__INSTRUCTION__. Scan the records below for the line containing "Output the web" and the line containing "const labelLeft = 24;". Copy both, plus every line between, exactly.

__INFORMATION SHOWN__.
******************************
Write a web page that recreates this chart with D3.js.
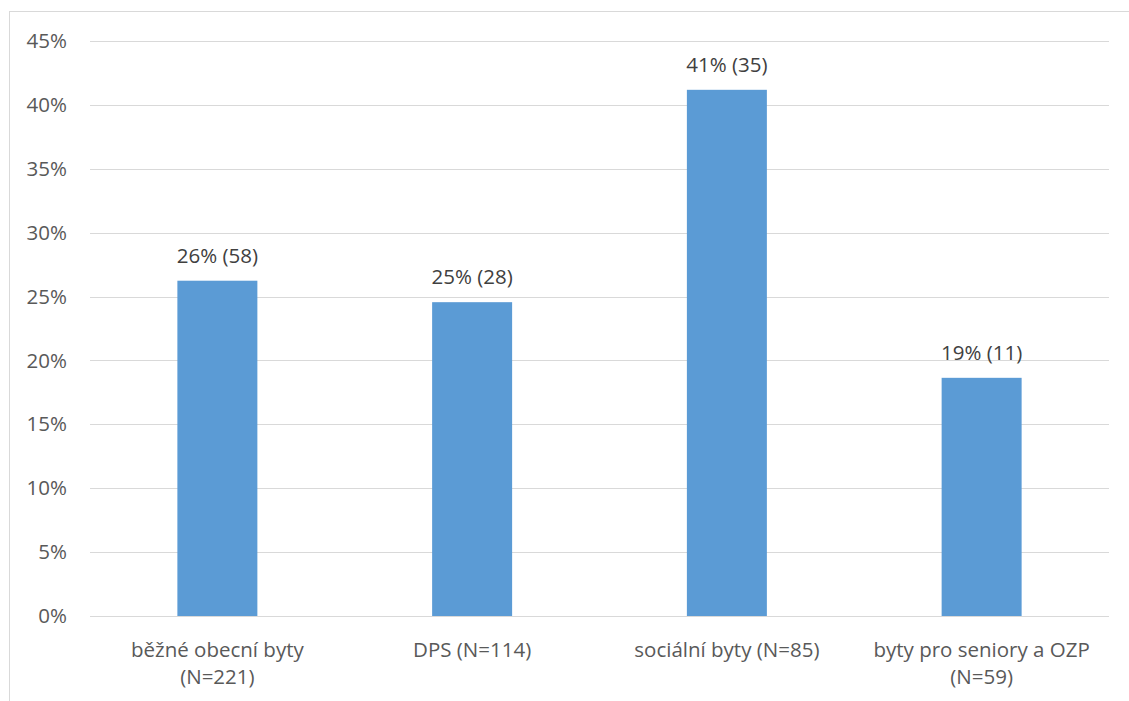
******************************
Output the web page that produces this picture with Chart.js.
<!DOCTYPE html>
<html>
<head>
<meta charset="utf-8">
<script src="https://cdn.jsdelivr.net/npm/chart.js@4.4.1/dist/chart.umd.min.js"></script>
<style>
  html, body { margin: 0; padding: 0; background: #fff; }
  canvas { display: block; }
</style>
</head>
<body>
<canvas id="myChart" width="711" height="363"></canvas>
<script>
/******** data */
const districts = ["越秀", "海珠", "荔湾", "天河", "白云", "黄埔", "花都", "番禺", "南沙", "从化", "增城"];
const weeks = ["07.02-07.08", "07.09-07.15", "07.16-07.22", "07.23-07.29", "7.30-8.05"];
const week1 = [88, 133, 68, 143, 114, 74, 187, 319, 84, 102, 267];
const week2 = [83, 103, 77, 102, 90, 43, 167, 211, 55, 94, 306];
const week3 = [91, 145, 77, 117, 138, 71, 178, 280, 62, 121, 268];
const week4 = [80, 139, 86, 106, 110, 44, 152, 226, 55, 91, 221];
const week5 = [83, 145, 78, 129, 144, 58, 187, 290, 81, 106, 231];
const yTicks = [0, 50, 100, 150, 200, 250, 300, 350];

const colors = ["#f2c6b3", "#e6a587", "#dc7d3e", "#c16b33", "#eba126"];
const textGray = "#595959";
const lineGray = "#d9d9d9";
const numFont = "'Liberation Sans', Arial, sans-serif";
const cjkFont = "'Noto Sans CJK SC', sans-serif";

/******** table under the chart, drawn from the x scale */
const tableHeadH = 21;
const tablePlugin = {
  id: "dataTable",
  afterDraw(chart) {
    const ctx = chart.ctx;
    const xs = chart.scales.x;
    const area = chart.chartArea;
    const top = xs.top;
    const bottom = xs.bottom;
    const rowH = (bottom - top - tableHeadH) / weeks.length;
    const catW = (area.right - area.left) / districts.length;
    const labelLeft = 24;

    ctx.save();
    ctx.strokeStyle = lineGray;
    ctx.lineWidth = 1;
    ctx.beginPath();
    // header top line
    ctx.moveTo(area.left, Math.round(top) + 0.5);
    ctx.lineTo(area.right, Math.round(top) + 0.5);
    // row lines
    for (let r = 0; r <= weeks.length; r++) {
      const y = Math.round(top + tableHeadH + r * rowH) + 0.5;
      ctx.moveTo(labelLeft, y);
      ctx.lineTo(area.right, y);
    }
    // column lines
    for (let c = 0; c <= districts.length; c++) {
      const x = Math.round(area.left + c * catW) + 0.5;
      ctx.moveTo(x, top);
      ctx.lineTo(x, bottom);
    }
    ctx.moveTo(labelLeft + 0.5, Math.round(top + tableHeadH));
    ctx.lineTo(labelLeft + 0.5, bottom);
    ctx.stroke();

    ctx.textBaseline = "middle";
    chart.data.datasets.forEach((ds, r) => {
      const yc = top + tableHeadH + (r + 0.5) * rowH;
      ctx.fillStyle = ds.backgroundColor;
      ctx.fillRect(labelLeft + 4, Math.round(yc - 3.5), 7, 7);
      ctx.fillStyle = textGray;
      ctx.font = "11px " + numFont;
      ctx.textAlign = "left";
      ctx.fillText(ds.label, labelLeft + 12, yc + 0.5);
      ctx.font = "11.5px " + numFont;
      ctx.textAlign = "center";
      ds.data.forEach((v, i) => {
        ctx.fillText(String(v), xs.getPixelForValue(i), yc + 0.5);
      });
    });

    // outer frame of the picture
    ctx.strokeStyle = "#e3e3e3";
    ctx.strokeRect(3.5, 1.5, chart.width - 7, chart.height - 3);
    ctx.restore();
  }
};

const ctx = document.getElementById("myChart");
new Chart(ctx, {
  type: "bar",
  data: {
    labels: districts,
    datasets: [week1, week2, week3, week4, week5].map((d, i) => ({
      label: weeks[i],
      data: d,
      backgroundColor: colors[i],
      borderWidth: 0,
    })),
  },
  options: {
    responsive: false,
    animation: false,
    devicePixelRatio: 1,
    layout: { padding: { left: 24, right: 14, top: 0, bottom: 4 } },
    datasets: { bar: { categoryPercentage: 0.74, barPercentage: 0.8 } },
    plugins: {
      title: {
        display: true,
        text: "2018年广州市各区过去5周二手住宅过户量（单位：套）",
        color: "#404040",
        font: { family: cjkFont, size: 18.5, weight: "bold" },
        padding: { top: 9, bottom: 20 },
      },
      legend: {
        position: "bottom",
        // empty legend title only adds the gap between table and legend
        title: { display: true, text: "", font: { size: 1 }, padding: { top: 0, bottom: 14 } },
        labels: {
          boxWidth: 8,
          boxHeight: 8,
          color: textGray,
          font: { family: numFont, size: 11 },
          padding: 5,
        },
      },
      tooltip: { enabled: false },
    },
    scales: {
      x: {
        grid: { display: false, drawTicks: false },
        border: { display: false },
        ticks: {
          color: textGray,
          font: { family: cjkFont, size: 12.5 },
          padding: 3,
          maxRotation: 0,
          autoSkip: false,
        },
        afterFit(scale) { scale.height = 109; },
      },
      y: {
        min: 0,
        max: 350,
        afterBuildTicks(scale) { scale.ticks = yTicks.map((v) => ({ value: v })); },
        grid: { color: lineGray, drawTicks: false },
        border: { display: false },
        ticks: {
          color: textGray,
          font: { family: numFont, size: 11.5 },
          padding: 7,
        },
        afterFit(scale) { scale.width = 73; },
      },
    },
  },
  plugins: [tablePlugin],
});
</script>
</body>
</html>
******************************
__TASK RESPONSE__.
Output the web page that produces this picture with Chart.js.
<!DOCTYPE html>
<html>
<head>
<meta charset="utf-8">
<script src="https://cdn.jsdelivr.net/npm/chart.js@4.4.1/dist/chart.umd.min.js"></script>
<style>
  html, body { margin: 0; padding: 0; background: #fff; }
  canvas { display: block; }
</style>
</head>
<body>
<canvas id="myChart" width="711" height="363"></canvas>
<script>
/******** data */
const districts = ["越秀", "海珠", "荔湾", "天河", "白云", "黄埔", "花都", "番禺", "南沙", "从化", "增城"];
const weeks = ["07.02-07.08", "07.09-07.15", "07.16-07.22", "07.23-07.29", "7.30-8.05"];
const week1 = [88, 133, 68, 143, 114, 74, 187, 319, 84, 102, 267];
const week2 = [83, 103, 77, 102, 90, 43, 167, 211, 55, 94, 306];
const week3 = [91, 145, 77, 117, 138, 71, 178, 280, 62, 121, 268];
const week4 = [80, 139, 86, 106, 110, 44, 152, 226, 55, 91, 221];
const week5 = [83, 145, 78, 129, 144, 58, 187, 290, 81, 106, 231];
const yTicks = [0, 50, 100, 150, 200, 250, 300, 350];

const colors = ["#f2c6b3", "#e6a587", "#dc7d3e", "#c16b33", "#eba126"];
const textGray = "#595959";
const lineGray = "#d9d9d9";
const numFont = "'Liberation Sans', Arial, sans-serif";
const cjkFont = "'Noto Sans CJK SC', sans-serif";

/******** table under the chart, drawn from the x scale */
const tableHeadH = 21;
const tablePlugin = {
  id: "dataTable",
  afterDraw(chart) {
    const ctx = chart.ctx;
    const xs = chart.scales.x;
    const area = chart.chartArea;
    const top = xs.top;
    const bottom = xs.bottom;
    const rowH = (bottom - top - tableHeadH) / weeks.length;
    const catW = (area.right - area.left) / districts.length;
    const labelLeft = 24;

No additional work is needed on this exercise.